[Code that draws figures]
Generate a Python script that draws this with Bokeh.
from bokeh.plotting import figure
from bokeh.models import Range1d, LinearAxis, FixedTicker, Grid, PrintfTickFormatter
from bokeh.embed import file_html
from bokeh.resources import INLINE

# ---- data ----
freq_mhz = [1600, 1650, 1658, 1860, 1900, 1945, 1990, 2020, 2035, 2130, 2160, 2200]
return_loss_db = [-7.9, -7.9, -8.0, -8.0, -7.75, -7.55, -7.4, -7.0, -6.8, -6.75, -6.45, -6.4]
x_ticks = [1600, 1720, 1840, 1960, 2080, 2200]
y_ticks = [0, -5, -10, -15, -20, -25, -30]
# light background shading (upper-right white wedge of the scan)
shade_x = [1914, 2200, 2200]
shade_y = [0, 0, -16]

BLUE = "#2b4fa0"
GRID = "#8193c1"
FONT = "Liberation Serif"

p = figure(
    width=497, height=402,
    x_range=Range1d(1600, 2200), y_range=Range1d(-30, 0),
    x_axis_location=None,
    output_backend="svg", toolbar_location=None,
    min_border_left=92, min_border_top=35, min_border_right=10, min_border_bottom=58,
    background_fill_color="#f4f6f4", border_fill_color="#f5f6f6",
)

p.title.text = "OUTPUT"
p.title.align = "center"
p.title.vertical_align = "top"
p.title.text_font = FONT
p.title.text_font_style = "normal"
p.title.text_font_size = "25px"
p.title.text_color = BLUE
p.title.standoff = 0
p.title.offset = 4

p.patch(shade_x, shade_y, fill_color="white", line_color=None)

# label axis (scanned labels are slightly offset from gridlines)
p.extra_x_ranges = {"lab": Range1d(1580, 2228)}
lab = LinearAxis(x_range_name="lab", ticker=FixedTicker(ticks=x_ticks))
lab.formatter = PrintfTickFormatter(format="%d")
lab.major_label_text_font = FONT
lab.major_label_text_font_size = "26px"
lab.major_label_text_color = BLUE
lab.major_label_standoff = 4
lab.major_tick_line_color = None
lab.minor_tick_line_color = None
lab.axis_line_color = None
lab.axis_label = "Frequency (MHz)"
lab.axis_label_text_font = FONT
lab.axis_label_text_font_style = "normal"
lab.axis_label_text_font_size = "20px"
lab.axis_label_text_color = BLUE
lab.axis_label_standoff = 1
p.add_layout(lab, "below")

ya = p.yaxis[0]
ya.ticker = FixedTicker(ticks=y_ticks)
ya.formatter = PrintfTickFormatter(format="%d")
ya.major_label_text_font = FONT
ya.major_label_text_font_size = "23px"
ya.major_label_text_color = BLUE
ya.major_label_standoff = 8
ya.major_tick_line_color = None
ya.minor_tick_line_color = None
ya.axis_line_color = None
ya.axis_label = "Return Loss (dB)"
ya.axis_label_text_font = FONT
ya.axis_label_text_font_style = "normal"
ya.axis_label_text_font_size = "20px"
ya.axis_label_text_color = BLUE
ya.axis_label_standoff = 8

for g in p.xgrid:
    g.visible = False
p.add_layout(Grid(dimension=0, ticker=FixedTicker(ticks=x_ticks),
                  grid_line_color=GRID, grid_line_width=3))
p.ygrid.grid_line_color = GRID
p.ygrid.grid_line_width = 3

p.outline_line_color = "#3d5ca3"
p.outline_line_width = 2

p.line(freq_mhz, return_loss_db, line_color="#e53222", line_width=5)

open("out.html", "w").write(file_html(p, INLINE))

--

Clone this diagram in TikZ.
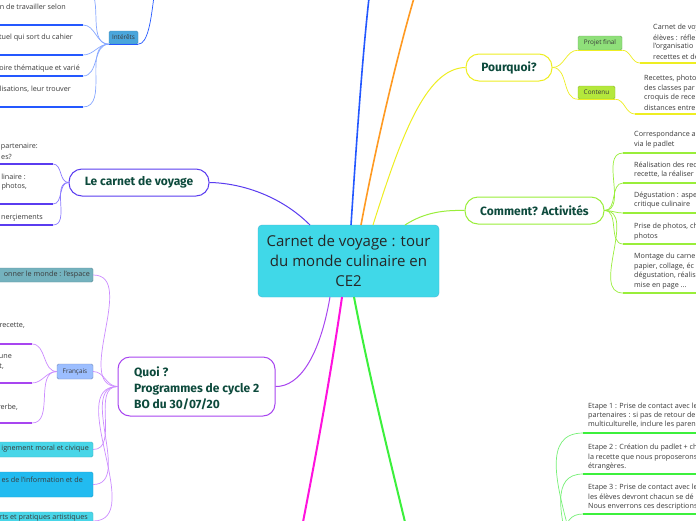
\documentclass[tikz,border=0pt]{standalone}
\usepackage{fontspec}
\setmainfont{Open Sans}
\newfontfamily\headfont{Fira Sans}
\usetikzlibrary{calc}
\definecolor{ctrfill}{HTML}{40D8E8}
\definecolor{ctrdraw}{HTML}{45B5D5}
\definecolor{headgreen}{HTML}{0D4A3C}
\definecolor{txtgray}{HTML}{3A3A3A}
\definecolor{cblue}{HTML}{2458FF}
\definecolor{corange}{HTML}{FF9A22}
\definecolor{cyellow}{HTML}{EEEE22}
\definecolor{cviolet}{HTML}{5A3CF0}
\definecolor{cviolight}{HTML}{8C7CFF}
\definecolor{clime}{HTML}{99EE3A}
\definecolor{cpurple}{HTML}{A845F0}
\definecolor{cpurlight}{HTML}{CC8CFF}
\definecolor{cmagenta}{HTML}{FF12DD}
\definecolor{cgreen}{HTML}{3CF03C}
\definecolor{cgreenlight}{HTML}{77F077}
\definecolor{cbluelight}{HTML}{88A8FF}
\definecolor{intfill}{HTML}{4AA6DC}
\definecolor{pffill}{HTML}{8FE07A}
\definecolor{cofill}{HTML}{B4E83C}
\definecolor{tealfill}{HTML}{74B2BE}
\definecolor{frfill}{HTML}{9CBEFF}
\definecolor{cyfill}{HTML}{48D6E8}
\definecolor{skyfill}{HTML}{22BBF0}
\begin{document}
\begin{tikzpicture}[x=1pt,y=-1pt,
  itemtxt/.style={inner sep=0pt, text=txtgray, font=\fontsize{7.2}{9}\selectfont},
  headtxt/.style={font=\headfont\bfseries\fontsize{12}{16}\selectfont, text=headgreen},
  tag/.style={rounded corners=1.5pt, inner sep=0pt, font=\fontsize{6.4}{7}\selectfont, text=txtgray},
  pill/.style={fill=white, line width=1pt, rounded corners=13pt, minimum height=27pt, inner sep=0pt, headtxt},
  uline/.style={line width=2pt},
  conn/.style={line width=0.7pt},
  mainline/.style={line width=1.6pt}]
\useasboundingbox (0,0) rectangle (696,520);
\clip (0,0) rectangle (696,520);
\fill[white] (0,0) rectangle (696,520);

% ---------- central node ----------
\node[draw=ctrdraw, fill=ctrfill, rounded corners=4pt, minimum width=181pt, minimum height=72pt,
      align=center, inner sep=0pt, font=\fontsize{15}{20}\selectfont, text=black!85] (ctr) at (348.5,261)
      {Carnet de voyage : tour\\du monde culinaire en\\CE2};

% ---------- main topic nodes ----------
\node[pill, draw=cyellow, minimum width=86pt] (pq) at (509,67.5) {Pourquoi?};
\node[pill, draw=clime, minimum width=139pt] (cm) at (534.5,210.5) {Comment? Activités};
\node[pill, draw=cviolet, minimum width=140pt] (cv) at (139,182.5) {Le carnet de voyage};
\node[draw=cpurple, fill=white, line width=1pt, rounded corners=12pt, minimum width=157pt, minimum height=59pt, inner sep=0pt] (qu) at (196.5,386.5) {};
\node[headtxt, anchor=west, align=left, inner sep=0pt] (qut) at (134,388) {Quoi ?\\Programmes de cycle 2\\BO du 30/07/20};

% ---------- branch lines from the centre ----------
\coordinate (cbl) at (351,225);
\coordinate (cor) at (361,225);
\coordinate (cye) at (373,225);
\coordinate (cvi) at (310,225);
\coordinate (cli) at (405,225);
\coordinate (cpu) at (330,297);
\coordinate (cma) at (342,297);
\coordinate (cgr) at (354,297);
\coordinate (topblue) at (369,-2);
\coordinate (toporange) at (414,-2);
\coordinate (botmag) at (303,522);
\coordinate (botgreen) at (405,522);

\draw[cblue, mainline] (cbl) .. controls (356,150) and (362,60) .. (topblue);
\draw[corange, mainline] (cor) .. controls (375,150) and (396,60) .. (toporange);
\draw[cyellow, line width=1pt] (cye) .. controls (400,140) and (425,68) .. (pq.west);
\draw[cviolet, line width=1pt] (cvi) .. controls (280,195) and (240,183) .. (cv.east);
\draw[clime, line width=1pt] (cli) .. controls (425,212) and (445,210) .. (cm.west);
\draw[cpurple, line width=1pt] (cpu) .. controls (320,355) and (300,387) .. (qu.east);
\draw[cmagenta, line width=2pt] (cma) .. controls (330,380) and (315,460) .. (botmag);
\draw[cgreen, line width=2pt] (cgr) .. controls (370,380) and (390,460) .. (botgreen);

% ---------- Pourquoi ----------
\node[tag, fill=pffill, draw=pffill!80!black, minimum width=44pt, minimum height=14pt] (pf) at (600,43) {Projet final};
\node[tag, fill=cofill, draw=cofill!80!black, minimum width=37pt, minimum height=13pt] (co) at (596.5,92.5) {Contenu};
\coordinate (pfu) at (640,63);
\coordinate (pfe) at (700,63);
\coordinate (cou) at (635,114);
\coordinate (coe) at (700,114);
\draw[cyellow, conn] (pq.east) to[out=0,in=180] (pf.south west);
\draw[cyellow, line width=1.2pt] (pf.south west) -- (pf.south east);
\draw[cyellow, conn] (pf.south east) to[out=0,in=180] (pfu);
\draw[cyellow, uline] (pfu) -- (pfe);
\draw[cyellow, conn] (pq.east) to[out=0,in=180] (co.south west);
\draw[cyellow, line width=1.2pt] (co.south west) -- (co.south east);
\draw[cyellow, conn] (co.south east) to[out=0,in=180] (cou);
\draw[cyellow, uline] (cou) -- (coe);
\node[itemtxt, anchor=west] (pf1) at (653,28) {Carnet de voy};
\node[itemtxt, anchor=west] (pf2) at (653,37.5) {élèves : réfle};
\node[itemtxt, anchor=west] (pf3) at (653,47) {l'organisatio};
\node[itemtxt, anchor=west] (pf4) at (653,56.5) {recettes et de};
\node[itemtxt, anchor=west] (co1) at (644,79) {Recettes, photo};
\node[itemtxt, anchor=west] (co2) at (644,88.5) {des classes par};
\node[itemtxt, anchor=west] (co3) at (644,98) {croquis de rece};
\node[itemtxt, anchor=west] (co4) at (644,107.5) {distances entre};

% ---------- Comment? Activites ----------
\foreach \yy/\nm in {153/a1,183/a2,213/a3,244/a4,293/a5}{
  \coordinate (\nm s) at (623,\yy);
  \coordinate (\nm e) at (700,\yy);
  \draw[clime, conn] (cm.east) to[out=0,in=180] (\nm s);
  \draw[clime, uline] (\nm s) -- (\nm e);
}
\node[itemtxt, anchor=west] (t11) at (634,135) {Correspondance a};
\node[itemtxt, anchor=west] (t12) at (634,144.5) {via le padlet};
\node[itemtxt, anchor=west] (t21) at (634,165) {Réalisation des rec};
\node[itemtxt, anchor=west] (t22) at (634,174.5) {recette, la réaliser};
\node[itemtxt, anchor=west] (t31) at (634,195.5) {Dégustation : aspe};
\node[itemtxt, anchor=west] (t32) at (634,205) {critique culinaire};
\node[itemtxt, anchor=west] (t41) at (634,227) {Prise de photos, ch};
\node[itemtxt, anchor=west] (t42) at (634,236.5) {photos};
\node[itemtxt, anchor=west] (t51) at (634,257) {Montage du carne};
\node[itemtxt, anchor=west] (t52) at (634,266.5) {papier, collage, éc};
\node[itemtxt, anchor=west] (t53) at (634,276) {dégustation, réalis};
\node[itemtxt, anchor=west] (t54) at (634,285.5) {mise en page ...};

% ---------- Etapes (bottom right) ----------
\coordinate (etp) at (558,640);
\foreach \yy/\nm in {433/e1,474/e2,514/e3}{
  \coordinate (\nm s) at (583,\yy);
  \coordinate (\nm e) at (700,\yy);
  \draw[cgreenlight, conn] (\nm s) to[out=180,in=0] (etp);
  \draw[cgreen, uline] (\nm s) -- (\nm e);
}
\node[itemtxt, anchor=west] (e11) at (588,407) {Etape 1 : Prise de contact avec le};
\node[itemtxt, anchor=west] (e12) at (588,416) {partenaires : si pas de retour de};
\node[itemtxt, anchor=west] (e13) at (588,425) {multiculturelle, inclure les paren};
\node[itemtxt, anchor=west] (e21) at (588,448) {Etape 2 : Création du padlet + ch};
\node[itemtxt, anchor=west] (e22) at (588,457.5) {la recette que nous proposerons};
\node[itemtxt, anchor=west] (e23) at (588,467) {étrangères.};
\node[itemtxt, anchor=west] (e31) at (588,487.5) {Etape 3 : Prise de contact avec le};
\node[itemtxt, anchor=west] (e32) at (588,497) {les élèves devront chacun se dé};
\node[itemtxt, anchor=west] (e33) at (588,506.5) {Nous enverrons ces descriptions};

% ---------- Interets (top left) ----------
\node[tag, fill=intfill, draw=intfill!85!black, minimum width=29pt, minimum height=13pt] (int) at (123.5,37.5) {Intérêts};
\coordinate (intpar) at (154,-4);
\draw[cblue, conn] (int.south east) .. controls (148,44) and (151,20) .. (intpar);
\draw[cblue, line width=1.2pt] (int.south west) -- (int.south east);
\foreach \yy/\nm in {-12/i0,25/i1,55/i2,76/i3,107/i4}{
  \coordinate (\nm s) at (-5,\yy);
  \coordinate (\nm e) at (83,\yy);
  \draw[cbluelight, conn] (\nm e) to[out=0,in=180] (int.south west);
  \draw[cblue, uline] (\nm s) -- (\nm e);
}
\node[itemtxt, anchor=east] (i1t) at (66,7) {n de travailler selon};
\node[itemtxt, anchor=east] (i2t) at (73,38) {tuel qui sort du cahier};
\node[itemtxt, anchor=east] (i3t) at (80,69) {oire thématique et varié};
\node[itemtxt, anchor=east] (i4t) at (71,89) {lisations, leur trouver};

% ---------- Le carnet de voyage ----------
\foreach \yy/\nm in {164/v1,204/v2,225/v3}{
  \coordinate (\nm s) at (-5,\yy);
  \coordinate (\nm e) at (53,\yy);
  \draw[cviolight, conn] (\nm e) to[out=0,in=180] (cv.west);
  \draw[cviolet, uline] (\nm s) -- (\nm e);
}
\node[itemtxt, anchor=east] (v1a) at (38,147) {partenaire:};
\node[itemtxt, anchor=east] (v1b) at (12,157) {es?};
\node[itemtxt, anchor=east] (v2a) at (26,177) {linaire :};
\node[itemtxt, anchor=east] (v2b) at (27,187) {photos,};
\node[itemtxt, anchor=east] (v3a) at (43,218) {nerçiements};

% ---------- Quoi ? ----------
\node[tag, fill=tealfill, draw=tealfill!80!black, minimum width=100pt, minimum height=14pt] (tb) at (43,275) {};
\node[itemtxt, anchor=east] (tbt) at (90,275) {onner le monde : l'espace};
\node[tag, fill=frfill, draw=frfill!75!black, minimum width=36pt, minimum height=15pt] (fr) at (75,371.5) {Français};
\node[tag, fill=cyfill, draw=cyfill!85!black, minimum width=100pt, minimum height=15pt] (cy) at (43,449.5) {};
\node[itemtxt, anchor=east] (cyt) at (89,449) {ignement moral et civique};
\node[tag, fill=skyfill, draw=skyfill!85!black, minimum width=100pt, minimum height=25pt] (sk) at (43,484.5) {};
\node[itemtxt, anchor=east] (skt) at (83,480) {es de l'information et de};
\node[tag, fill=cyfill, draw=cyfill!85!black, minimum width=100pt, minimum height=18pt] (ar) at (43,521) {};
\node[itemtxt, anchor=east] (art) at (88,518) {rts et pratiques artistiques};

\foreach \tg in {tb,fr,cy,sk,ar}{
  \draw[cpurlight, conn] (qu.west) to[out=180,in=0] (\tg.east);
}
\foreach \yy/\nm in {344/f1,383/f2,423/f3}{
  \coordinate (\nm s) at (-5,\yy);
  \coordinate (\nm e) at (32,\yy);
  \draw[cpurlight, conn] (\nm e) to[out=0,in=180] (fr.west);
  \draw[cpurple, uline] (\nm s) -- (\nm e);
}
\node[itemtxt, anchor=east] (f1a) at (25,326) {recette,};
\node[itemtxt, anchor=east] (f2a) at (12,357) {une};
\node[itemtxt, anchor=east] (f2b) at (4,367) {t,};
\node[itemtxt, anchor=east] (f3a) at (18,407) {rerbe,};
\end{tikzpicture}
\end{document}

WHAT YOU WILL DO → Only lines with "this" are wanted here; list each of them.

TASK ANSWER →
Generate a Python script that draws this with Bokeh.
Clone this diagram in TikZ.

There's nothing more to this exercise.